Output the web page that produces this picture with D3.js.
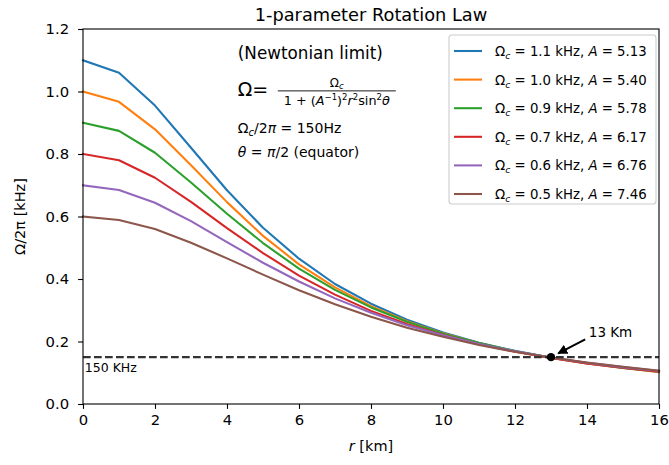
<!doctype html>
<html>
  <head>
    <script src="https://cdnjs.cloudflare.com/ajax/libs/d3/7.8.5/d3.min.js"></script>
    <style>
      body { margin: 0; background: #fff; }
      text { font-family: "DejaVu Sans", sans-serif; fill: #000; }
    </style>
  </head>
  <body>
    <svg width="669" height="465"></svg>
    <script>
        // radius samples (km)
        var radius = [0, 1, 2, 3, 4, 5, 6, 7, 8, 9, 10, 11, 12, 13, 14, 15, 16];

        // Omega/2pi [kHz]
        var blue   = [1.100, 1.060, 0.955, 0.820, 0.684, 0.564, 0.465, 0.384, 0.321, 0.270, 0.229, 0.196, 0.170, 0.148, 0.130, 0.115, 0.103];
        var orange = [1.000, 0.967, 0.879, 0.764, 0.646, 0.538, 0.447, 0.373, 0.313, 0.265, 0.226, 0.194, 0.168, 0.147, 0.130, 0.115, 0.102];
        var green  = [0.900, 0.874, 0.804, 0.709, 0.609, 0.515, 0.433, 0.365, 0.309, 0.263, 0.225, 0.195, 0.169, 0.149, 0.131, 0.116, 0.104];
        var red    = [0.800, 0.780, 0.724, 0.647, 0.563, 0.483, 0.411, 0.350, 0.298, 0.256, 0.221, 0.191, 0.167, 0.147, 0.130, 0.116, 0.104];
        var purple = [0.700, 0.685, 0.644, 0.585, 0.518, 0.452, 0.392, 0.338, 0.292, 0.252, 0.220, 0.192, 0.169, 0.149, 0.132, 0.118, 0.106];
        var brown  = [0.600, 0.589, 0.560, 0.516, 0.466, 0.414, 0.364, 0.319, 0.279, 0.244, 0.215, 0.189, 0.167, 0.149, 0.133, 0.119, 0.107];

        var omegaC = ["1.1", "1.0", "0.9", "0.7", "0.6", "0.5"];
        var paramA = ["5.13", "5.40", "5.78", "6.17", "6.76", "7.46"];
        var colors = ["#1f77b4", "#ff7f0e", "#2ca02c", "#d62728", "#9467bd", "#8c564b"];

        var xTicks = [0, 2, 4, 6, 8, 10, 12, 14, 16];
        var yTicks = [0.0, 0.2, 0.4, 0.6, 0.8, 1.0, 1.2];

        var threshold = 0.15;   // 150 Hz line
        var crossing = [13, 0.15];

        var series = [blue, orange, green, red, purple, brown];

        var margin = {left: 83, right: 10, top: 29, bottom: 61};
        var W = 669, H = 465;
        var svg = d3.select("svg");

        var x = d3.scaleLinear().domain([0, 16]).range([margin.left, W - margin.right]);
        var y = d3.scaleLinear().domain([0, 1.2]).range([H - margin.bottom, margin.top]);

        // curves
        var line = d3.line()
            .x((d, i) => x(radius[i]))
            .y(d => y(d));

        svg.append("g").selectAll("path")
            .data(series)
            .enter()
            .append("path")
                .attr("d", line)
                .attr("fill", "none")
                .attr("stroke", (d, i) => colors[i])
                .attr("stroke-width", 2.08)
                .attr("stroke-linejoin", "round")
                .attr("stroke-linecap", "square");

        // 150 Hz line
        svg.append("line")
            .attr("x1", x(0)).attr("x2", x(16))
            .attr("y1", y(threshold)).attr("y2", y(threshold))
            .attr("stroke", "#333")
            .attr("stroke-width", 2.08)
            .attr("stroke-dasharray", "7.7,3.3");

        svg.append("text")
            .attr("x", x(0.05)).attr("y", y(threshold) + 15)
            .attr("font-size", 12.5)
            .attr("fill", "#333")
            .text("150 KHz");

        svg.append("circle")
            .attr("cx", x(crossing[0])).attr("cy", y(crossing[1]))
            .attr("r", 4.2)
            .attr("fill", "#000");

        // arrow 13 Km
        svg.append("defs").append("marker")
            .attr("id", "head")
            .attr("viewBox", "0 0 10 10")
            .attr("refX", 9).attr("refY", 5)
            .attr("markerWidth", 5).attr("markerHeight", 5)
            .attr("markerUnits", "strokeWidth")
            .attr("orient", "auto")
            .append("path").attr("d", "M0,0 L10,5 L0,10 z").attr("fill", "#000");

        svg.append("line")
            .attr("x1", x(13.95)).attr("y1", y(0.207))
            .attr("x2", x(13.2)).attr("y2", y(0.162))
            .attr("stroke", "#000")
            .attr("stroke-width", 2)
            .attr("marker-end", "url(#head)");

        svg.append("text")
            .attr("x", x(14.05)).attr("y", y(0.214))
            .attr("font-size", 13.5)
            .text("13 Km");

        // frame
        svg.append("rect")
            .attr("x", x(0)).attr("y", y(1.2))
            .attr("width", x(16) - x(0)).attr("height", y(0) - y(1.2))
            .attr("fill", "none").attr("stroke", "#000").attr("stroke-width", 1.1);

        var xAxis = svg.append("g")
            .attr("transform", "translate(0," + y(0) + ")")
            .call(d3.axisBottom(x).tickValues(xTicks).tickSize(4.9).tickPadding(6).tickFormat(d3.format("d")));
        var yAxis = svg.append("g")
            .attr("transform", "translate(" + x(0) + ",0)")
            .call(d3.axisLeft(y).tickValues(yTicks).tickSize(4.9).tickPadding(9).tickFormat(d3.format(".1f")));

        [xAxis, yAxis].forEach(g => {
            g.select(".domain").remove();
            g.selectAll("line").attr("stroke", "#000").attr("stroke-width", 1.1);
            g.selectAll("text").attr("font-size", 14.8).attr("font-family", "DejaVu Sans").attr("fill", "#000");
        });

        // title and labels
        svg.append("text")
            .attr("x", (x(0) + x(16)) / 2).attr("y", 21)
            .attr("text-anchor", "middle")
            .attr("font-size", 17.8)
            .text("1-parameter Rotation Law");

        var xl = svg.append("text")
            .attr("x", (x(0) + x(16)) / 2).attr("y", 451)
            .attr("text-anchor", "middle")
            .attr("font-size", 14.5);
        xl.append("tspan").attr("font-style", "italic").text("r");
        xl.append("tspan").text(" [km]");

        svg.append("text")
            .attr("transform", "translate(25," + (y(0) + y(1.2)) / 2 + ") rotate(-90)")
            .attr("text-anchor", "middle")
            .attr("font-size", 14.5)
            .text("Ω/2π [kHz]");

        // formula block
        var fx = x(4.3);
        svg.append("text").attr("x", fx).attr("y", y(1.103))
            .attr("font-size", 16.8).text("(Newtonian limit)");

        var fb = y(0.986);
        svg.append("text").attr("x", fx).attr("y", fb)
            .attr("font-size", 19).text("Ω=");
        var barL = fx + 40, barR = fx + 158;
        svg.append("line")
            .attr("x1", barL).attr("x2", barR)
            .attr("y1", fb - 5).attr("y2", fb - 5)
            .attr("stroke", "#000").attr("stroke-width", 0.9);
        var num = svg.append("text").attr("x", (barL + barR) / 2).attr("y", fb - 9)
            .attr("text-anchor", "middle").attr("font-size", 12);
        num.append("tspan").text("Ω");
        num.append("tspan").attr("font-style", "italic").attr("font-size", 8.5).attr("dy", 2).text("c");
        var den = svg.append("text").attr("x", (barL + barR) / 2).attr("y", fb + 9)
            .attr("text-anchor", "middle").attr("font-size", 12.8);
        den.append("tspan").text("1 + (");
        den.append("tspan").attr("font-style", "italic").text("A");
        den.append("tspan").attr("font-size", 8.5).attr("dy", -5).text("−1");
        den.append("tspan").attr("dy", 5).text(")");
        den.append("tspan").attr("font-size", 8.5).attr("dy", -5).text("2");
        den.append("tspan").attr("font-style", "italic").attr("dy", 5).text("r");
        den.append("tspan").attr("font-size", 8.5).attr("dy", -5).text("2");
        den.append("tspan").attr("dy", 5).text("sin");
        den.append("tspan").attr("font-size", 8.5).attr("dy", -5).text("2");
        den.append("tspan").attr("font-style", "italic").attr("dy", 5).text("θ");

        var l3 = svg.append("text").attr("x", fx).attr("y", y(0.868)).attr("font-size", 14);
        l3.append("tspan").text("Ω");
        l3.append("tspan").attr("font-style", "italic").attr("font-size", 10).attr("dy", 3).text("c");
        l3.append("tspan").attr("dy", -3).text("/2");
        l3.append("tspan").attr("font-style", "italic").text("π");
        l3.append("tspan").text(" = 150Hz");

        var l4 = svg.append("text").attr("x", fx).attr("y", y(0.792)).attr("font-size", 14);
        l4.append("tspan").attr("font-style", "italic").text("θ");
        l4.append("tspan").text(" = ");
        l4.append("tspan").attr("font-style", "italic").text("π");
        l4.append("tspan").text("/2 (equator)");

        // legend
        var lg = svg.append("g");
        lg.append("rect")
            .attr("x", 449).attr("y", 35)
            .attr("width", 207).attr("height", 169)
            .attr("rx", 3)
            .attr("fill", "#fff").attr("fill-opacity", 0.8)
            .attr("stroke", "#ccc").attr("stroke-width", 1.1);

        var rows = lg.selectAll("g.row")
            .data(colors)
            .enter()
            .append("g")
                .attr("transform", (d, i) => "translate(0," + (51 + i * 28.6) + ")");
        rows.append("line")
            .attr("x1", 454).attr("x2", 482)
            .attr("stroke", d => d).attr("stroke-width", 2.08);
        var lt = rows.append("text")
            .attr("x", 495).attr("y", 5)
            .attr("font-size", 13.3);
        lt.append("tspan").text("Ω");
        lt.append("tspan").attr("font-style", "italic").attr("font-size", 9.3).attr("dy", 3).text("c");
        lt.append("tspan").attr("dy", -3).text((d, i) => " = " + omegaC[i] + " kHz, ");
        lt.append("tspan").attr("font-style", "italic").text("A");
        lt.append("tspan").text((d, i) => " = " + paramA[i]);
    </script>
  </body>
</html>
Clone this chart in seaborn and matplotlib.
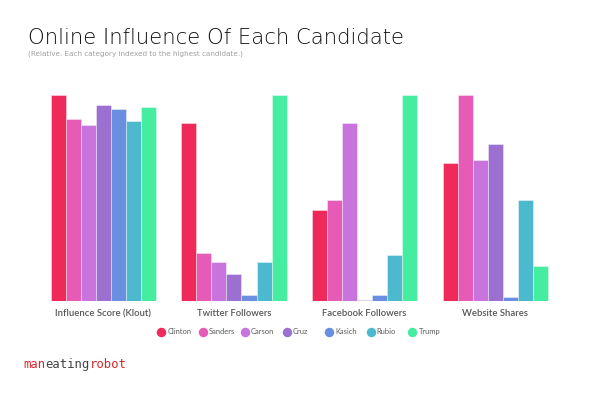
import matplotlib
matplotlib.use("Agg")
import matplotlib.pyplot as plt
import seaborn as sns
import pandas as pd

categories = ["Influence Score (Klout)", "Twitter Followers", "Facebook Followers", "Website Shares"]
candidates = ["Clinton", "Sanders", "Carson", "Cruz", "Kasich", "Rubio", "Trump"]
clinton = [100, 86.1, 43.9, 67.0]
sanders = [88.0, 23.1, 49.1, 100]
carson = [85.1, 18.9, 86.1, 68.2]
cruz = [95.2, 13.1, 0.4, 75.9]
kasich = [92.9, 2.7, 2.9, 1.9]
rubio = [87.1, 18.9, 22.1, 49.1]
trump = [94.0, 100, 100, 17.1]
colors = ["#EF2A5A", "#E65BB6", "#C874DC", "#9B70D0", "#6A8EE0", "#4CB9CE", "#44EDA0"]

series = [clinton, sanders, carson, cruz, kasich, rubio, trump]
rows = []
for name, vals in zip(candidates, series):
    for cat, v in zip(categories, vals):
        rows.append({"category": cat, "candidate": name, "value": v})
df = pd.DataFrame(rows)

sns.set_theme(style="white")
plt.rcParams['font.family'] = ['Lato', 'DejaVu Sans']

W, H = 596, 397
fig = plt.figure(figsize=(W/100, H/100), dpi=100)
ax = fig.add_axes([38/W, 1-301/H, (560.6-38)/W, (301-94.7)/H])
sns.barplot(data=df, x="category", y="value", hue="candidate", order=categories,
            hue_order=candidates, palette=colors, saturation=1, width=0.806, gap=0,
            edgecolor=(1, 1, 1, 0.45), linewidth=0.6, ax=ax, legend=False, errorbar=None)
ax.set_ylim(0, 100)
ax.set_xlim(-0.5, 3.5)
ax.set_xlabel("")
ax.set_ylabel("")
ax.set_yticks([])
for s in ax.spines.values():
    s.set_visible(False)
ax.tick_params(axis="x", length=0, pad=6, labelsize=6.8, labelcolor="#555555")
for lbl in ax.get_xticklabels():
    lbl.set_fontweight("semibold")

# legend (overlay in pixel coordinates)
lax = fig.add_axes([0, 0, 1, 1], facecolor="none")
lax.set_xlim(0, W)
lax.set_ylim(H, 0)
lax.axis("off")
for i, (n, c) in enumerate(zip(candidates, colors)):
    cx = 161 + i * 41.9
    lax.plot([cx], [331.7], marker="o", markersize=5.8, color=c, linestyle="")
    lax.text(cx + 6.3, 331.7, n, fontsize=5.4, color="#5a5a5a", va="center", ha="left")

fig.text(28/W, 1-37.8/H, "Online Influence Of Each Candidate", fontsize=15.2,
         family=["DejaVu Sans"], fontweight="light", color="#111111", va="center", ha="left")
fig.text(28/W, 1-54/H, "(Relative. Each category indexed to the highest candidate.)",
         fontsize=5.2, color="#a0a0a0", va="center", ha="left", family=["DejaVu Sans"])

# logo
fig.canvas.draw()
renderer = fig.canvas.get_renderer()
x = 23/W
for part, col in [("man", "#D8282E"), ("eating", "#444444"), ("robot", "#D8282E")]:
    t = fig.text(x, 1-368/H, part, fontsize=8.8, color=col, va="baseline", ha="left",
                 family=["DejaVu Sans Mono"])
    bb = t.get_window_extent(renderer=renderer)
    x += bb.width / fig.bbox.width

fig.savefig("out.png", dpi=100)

**Set problem:**
Give back exactly the lines from the first line of the data through the line with "var y = d3.scaleLinear().domain([0, 1.2]).range([H", pictures excluded.

**Task result:**
Output the web page that produces this picture with D3.js.
<!doctype html>
<html>
  <head>
    <script src="https://cdnjs.cloudflare.com/ajax/libs/d3/7.8.5/d3.min.js"></script>
    <style>
      body { margin: 0; background: #fff; }
      text { font-family: "DejaVu Sans", sans-serif; fill: #000; }
    </style>
  </head>
  <body>
    <svg width="669" height="465"></svg>
    <script>
        // radius samples (km)
        var radius = [0, 1, 2, 3, 4, 5, 6, 7, 8, 9, 10, 11, 12, 13, 14, 15, 16];

        // Omega/2pi [kHz]
        var blue   = [1.100, 1.060, 0.955, 0.820, 0.684, 0.564, 0.465, 0.384, 0.321, 0.270, 0.229, 0.196, 0.170, 0.148, 0.130, 0.115, 0.103];
        var orange = [1.000, 0.967, 0.879, 0.764, 0.646, 0.538, 0.447, 0.373, 0.313, 0.265, 0.226, 0.194, 0.168, 0.147, 0.130, 0.115, 0.102];
        var green  = [0.900, 0.874, 0.804, 0.709, 0.609, 0.515, 0.433, 0.365, 0.309, 0.263, 0.225, 0.195, 0.169, 0.149, 0.131, 0.116, 0.104];
        var red    = [0.800, 0.780, 0.724, 0.647, 0.563, 0.483, 0.411, 0.350, 0.298, 0.256, 0.221, 0.191, 0.167, 0.147, 0.130, 0.116, 0.104];
        var purple = [0.700, 0.685, 0.644, 0.585, 0.518, 0.452, 0.392, 0.338, 0.292, 0.252, 0.220, 0.192, 0.169, 0.149, 0.132, 0.118, 0.106];
        var brown  = [0.600, 0.589, 0.560, 0.516, 0.466, 0.414, 0.364, 0.319, 0.279, 0.244, 0.215, 0.189, 0.167, 0.149, 0.133, 0.119, 0.107];

        var omegaC = ["1.1", "1.0", "0.9", "0.7", "0.6", "0.5"];
        var paramA = ["5.13", "5.40", "5.78", "6.17", "6.76", "7.46"];
        var colors = ["#1f77b4", "#ff7f0e", "#2ca02c", "#d62728", "#9467bd", "#8c564b"];

        var xTicks = [0, 2, 4, 6, 8, 10, 12, 14, 16];
        var yTicks = [0.0, 0.2, 0.4, 0.6, 0.8, 1.0, 1.2];

        var threshold = 0.15;   // 150 Hz line
        var crossing = [13, 0.15];

        var series = [blue, orange, green, red, purple, brown];

        var margin = {left: 83, right: 10, top: 29, bottom: 61};
        var W = 669, H = 465;
        var svg = d3.select("svg");

        var x = d3.scaleLinear().domain([0, 16]).range([margin.left, W - margin.right]);
        var y = d3.scaleLinear().domain([0, 1.2]).range([H - margin.bottom, margin.top]);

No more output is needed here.